In foster care, I gravitated to the kitchen to observe the preparation of mass meals and learned how to cook in bulk, but with flavor. It was wonderful, and I occasionally got to help, even preparing my first meal for others in a group home at 16.

We had baked chicken breast with carmelized onion and lemon-soaked garlic on top, a side of home-made french fires, a salad with my own dressing, and vegetables were carrots and broccoli, lightly steamed and served with a ramekin of teriyaki and veggie broth.

I did not cook much except for myself after that farewell meal, but I always wanted to again.

You cooked for me and opened the world of French and Italian cuisine. You showed me that different potato types had different uses, not all peppers are green and bell, and convinced me to make my own sauces, fusing the tastes I knew well with those you loved.

You expanded me (in more ways than one).

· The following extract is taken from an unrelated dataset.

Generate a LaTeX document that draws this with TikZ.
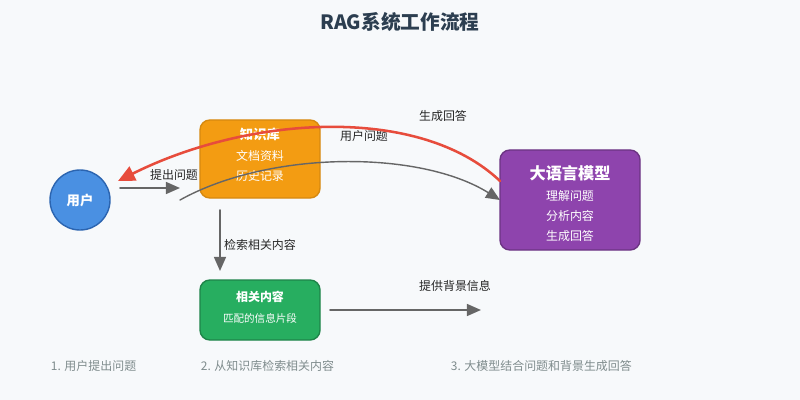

You gave me cooking. I don't know if that kind of inspiration will come from any women I might meet in the future.

You also let me experiment, you let me cook for you, and you honed my skills with knives and tools and techniques, and you taught me a little baking, though I will never be the better of the two of us in that department, either.

What I appreciate most was that you understood that I did not cook to threaten your domestic standing or make you irrelevant, and that if I was better at some style of food than you were, you left it to me.

You did not make me feel less anything for my little hobby, and making you smile when I cooked was always a proud and happy thing. Thank you for doing that every time, even when I know I had as many misses as hits in my cuisine.